La Suisse veut réglementer l’intelligence artificielle. Le Conseil fédéral a signé la Convention sur l’IA du Conseil de l’Europe et a chargé l'Office fédéral de la justice d'élaborer des projets de loi pour sa ratification d'ici fin 2026. Il est toutefois nécessaire que le Conseil fédéral agisse plus fermement pour protéger de manière globale les droits humains et fondamentaux.

Les algorithmes et l’intelligence artificielle (IA) sont de plus en plus utilisés, et nombreuses sont les spéculations sur les opportunités et les risques qu’ils présentent aujourd’hui et demain. Le développement et l’utilisation de ces systèmes ont déjà un impact réel sur les personnes et la société. Par exemple, lorsque des systèmes d’IA discriminent des personnes dans l’accès aux prestations sociales, comme aux Pays-Bas, ou lorsque des systèmes d’IA générative sont intégrés dans des moteurs de recherche et produisent des contenus erronés, comme l’a montré une recherche menée par AlgorithmWatch CH avant les dernières élections fédérales.

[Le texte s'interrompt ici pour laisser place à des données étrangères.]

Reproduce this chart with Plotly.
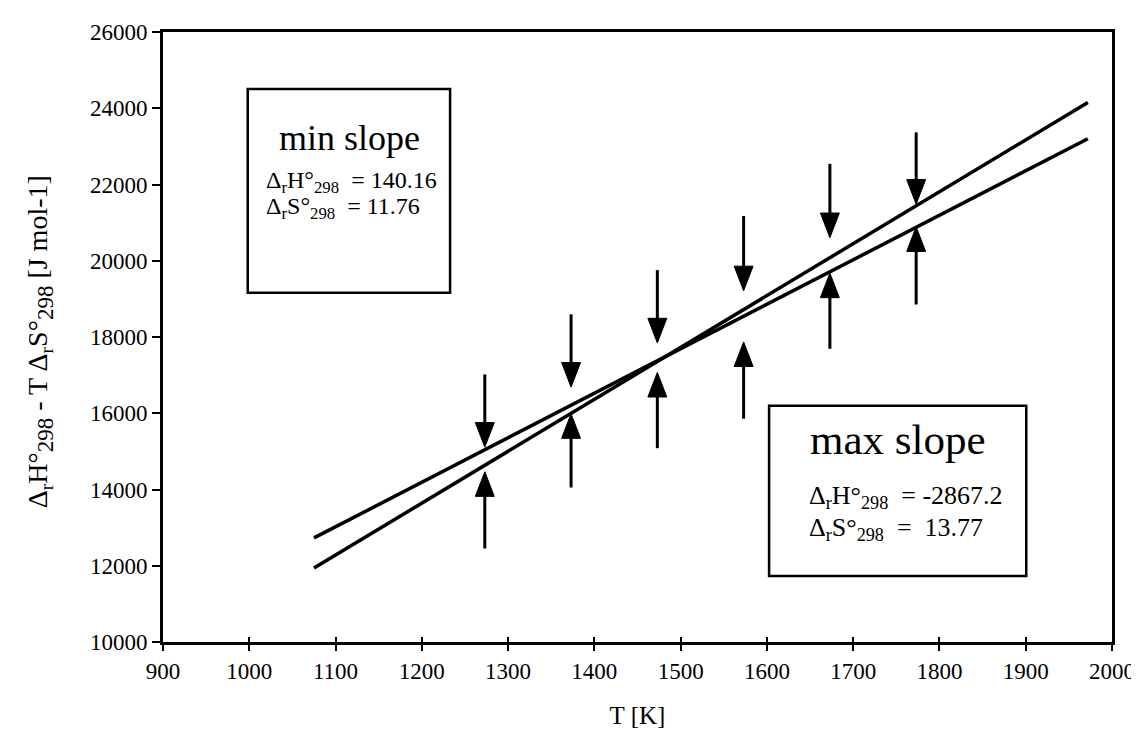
import plotly.graph_objects as go

# ---- data ----
line_T = [1075, 1972]
min_slope_y = [12730, 23200]     # shallower fit line (min slope)
max_slope_y = [11940, 24150]     # steeper fit line (max slope)

arrow_T = [1273, 1373, 1473, 1573, 1673, 1773]
down_tip = [15110, 16684, 17845, 19213, 20606, 21484]
down_tail = [17019, 18594, 19755, 21174, 22542, 23368]
up_tip = [14465, 15987, 17071, 17871, 19677, 20890]
up_tail = [12452, 14052, 15084, 15858, 17690, 18852]

x_ticks = list(range(900, 2001, 100))
y_ticks = list(range(10000, 26001, 2000))

# ---- style ----
FONT = "Liberation Serif"
L, R, T_, B = 155, 32, 20, 89
W, H = 1139, 729
PW, PH = W - L - R, H - T_ - B
XR = (900, 2000)
YR = (10000, 26000)
HEAD_LEN_PX = 25
HEAD_HALF_W_PX = 9.5
k_per_px = (XR[1] - XR[0]) / PW
u_per_px = (YR[1] - YR[0]) / PH
hl = HEAD_LEN_PX * u_per_px
hw = HEAD_HALF_W_PX * k_per_px


def px(x):
    return (x - L) / PW


def py(y):
    return (H - B - y) / PH


fig = go.Figure()

for ys in (min_slope_y, max_slope_y):
    fig.add_trace(go.Scatter(x=line_T, y=ys, mode="lines",
                             line=dict(color="black", width=3.5),
                             hoverinfo="skip", showlegend=False))

# arrow shafts
sx, sy = [], []
for t, tip, tail in zip(arrow_T, down_tip, down_tail):
    sx += [t, t, None]
    sy += [tail, tip + hl * 0.9, None]
for t, tip, tail in zip(arrow_T, up_tip, up_tail):
    sx += [t, t, None]
    sy += [tail, tip - hl * 0.9, None]
fig.add_trace(go.Scatter(x=sx, y=sy, mode="lines",
                         line=dict(color="black", width=3),
                         hoverinfo="skip", showlegend=False))

# arrow heads
hx, hy = [], []
for t, tip in zip(arrow_T, down_tip):
    hx += [t, t - hw, t + hw, t, None]
    hy += [tip, tip + hl, tip + hl, tip, None]
for t, tip in zip(arrow_T, up_tip):
    hx += [t, t - hw, t + hw, t, None]
    hy += [tip, tip - hl, tip - hl, tip, None]
fig.add_trace(go.Scatter(x=hx, y=hy, mode="lines", fill="toself",
                         fillcolor="black", line=dict(color="black", width=1),
                         hoverinfo="skip", showlegend=False))

# text boxes
boxes = [(240, 78, 443, 285), (763, 400, 1021, 573)]
for (x0, y0, x1, y1) in boxes:
    fig.add_shape(type="rect", xref="paper", yref="paper",
                  x0=px(x0), x1=px(x1), y0=py(y1), y1=py(y0),
                  line=dict(color="black", width=2.5), fillcolor="white",
                  layer="below")

SUB = "<sub><span style='font-size:23px'>{}</span></sub>"
ytitle = ("Δ<sub>r</sub>H°" + SUB.format("298") + " - T Δ<sub>r</sub>S°"
          + SUB.format("298") + " [J mol-1]")

ann = []
ann.append(dict(x=px(342), y=py(128), text="min slope",
                font=dict(size=36, family=FONT, color="black")))
ann.append(dict(x=px(256), y=py(172), xanchor="left",
                text="Δ<sub>r</sub>H°<sub>298</sub>  = 140.16",
                font=dict(size=24, family=FONT, color="black")))
ann.append(dict(x=px(256), y=py(199), xanchor="left",
                text="Δ<sub>r</sub>S°<sub>298</sub>  = 11.76",
                font=dict(size=24, family=FONT, color="black")))
ann.append(dict(x=px(892), y=py(434), text="max slope",
                font=dict(size=43, family=FONT, color="black")))
ann.append(dict(x=px(801), y=py(493), xanchor="left",
                text="Δ<sub>r</sub>H°<sub>298</sub>  = -2867.2",
                font=dict(size=26, family=FONT, color="black")))
ann.append(dict(x=px(801), y=py(525), xanchor="left",
                text="Δ<sub>r</sub>S°<sub>298</sub>  =  13.77",
                font=dict(size=26, family=FONT, color="black")))
# y-axis title as rotated annotation
ann.append(dict(x=px(32), y=py(335), textangle=-90, text=ytitle,
                font=dict(size=28, family=FONT, color="black")))
for a in ann:
    a.update(xref="paper", yref="paper", showarrow=False)
    a.setdefault("xanchor", "center")
    a["yanchor"] = "middle"

fig.update_layout(
    width=W, height=H, autosize=False,
    margin=dict(l=L, r=R, t=T_, b=B),
    paper_bgcolor="white", plot_bgcolor="white",
    font=dict(family=FONT, size=23, color="black"),
    annotations=ann,
    xaxis=dict(range=list(XR), tickvals=x_ticks, ticktext=[str(v) for v in x_ticks],
               showgrid=False, zeroline=False, showline=True, linecolor="black",
               linewidth=3, mirror=True, ticks="outside", ticklen=6, tickwidth=2,
               tickcolor="black", tickfont=dict(size=23, family=FONT),
               title=dict(text="T [K]", font=dict(size=25, family=FONT), standoff=24)),
    xaxis2=dict(range=list(XR), overlaying="x", tickvals=x_ticks, showticklabels=False,
                showgrid=False, zeroline=False, showline=False, ticks="inside",
                ticklen=5, tickwidth=2, tickcolor="black", side="bottom",
                anchor="y"),
    yaxis=dict(range=list(YR), tickvals=y_ticks, ticktext=[str(v) for v in y_ticks],
               showgrid=False, zeroline=False, showline=True, linecolor="black",
               linewidth=3, mirror=True, ticks="outside", ticklen=8, tickwidth=2,
               tickcolor="black", tickfont=dict(size=23, family=FONT)),
)
# dummy trace to activate xaxis2
fig.add_trace(go.Scatter(x=[XR[0]], y=[YR[0]], xaxis="x2", mode="markers",
                         marker=dict(opacity=0), hoverinfo="skip", showlegend=False))

fig.write_html("out.html")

Une bonne direction, mais une protection lacunaire et un manque de vision
Avec sa décision de principe du 12 février 2025, le Conseil fédéral reconnaît que l'IA doit être réglementée pour protéger les droits fondamentaux. Il a donc signé la Convention sur l'IA du Conseil de l'Europe et chargé l'Office fédéral de la justice d'élaborer des projets de loi pour la ratification de la Convention d'ici fin 2026. C’est un signal important pour la protection et la promotion des droits humains, de la démocratie et de l'État de droit.
Il est toutefois à craindre que la Suisse n'aspire qu'à une mise en œuvre timide de la convention et qu'elle limite au minimum les obligations des acteurs privés. Des lacunes importantes risquent ainsi d'apparaître lorsqu'il s'agit de protéger nos droits fondamentaux, par exemple contre la discrimination dans le recrutement et sur le lieu de travail, dans les assurances ou dans les contrôles de solvabilité.

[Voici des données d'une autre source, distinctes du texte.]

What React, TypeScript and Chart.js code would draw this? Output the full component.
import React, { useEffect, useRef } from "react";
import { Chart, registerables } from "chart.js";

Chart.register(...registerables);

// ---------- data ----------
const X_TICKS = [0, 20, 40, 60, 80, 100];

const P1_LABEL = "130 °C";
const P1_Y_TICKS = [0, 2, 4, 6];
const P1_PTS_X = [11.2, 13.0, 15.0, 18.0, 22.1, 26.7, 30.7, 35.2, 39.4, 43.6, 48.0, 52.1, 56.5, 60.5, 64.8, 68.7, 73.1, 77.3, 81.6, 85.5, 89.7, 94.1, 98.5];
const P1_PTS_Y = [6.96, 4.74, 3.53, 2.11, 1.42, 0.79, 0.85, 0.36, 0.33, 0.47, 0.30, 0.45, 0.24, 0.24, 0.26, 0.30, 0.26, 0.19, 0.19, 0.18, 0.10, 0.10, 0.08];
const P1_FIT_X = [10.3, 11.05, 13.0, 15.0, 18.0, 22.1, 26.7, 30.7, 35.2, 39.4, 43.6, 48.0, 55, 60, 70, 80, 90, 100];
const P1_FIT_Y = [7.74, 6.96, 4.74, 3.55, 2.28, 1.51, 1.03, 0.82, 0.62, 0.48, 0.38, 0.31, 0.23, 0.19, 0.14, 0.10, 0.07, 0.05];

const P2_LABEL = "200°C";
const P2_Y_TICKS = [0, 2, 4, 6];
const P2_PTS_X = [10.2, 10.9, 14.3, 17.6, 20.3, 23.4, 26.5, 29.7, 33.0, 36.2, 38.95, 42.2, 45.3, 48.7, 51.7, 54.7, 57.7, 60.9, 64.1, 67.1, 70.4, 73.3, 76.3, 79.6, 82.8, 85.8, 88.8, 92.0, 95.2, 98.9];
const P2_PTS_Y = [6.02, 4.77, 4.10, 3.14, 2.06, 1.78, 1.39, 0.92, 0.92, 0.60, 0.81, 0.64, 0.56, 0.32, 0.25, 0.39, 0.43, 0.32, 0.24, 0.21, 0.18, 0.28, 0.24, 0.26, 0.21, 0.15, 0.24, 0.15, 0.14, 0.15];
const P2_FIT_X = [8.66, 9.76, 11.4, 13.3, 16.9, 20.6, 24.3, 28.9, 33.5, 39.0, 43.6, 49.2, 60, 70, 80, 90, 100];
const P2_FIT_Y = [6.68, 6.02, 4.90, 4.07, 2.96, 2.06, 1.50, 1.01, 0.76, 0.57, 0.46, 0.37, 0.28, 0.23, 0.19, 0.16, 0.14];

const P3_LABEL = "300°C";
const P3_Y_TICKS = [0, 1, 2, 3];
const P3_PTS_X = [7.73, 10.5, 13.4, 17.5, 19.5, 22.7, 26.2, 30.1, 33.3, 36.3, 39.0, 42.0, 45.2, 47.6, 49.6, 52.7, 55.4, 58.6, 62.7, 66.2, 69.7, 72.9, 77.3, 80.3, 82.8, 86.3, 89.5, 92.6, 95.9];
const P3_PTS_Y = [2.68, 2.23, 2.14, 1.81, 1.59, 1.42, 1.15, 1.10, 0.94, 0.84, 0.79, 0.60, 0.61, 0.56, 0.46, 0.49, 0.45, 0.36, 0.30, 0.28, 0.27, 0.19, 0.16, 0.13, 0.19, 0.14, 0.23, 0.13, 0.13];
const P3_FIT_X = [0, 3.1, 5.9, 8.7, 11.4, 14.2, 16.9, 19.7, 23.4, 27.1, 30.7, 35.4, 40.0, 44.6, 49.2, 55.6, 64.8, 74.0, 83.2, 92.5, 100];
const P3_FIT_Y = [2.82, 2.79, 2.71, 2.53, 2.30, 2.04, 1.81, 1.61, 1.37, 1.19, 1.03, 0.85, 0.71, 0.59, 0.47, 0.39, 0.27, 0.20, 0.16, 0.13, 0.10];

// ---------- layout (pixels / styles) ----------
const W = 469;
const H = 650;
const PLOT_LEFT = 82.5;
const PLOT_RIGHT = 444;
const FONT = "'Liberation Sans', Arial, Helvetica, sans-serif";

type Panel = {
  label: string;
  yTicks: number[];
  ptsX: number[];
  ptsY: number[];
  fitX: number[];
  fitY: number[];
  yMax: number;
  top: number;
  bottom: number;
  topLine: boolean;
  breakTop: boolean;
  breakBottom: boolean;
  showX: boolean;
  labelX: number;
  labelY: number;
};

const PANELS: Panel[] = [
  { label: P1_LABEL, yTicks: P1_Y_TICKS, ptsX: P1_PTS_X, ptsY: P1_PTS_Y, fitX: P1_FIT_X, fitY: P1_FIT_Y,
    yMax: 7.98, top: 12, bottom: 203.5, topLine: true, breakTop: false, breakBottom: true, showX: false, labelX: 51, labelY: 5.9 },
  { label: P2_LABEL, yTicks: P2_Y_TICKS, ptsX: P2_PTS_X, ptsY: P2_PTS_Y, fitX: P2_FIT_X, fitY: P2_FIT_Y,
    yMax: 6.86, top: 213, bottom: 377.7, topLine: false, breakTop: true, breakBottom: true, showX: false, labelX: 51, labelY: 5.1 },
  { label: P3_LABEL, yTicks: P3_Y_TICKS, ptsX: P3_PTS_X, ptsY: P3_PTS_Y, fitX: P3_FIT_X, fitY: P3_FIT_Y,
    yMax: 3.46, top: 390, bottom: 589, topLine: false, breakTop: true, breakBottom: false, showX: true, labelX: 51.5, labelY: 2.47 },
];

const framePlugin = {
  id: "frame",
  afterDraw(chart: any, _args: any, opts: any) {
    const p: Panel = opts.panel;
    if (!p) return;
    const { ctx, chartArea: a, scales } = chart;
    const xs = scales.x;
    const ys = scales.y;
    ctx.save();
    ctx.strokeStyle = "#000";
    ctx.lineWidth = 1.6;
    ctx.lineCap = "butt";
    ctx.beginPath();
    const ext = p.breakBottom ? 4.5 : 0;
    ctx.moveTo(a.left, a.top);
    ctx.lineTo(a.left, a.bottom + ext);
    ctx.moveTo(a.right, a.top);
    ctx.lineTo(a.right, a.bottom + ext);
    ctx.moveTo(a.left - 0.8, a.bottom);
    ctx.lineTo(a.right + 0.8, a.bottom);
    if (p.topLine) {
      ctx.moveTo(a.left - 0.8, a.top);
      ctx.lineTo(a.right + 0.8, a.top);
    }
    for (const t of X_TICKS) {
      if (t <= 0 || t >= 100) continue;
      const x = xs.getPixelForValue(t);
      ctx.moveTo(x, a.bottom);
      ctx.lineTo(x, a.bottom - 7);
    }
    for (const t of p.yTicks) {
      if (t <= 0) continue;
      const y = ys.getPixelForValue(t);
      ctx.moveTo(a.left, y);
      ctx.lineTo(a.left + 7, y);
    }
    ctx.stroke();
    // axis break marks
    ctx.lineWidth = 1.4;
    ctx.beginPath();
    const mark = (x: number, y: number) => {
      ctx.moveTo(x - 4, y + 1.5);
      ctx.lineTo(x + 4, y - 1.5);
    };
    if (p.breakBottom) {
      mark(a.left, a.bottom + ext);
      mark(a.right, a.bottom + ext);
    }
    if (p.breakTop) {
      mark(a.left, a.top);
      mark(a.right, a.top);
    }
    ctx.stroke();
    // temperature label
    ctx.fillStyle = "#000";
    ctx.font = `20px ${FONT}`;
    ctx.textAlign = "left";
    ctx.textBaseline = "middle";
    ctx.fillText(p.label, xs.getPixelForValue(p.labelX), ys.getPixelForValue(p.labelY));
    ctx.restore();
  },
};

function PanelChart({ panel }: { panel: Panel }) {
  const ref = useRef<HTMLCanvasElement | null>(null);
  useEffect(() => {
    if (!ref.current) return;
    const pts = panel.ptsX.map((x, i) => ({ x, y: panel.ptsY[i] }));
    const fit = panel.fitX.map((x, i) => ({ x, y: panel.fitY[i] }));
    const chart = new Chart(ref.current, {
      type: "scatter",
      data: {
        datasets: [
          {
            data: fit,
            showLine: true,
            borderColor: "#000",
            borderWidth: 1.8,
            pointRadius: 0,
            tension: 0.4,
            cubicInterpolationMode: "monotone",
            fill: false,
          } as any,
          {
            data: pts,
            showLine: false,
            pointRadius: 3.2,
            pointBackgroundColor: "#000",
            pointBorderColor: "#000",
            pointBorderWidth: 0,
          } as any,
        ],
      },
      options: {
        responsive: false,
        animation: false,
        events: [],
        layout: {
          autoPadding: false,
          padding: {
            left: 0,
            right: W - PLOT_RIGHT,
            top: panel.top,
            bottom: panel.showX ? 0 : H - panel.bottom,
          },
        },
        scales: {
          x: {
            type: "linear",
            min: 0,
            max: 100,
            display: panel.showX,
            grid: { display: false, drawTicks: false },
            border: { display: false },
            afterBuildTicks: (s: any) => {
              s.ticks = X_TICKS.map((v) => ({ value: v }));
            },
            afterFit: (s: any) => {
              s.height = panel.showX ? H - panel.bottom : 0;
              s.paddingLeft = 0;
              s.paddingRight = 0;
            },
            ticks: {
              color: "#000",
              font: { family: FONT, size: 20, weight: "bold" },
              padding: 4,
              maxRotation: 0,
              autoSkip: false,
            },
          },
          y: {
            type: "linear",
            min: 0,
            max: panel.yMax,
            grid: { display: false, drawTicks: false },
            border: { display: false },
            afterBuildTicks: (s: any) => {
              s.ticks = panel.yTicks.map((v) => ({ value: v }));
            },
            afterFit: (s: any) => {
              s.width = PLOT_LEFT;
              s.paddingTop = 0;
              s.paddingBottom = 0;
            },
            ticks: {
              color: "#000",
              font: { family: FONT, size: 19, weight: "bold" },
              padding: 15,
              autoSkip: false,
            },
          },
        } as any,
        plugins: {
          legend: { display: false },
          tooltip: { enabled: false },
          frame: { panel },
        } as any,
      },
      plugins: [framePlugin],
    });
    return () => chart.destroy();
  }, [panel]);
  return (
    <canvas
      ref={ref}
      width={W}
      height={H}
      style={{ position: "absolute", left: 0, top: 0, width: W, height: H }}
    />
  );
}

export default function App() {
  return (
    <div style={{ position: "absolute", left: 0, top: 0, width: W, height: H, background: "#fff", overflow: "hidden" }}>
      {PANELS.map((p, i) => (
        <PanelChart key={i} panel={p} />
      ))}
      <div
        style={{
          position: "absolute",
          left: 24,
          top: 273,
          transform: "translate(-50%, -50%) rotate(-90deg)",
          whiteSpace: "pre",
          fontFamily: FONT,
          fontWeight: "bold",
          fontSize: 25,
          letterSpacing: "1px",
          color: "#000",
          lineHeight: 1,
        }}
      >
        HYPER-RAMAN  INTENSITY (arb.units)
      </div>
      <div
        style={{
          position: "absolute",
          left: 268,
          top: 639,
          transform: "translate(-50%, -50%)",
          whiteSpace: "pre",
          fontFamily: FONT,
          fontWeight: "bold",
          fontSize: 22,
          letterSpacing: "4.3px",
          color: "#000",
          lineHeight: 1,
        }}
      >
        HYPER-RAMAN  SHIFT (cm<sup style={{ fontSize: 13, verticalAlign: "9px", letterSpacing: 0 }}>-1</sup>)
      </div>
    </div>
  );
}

Une protection suffisante des droits fondamentaux exige que la Convention sur l'IA soit mise en œuvre avec une véritable détermination et des ambitions. Des mesures contraignantes doivent être prises pour le développement et l'utilisation de systèmes algorithmiques et d'IA, tant dans le domaine public que privé, par exemple lorsqu'il s'agit de la protection contre la discrimination dans les décisions automatisées.
Prévenir les dommages et mettre l’IA au bénéfice de tou·te·x·s
Si la Suisse veut faire en sorte que l'IA bénéficie à tou·te·x·s, elle doit s'attaquer sérieusement aux défis sociétaux de cette technologie. Une stratégie globale tenant compte du contexte plus large et de l'économie politique de l’IA est nécessaire. Cette stratégie doit d'une part s'attaquer aux effets négatifs de la technologie et, d'autre part, encourager les innovations orientées vers l'intérêt général. Une telle stratégie devrait inclure la réglementation des plateformes en ligne telles que les réseaux sociaux et les moteurs de recherche que le Conseil fédéral prévoit de mettre consultation. Elle devrait également définir des mesures pour contrer la concentration du pouvoir de marché et d'opinion par des grandes entreprises.
Des alternatives pour une IA orientée vers l'intérêt général, la promotion de la démocratie et la durabilité sont aussi essentielles. Pour cela, des infrastructures sont nécessaires et il faut promouvoir la recherche interdisciplinaire, un journalisme diversifié, l'éducation et les compétences démocratiques. Algorithmwatch CH présente les mesures nécessaires dans son papier de position «Quelle IA voulons-nous?».
L’IA doit être développée et utilisée au profit de tous les êtres humains, et pas seulement pour satisfaire les intérêts de certain·e·x·s. Nous devons prendre nos responsabilités et créer des conditions-cadres adéquates pour que la technologie renforce les droits fondamentaux, la démocratie, la justice sociale et la durabilité au lieu de les affaiblir.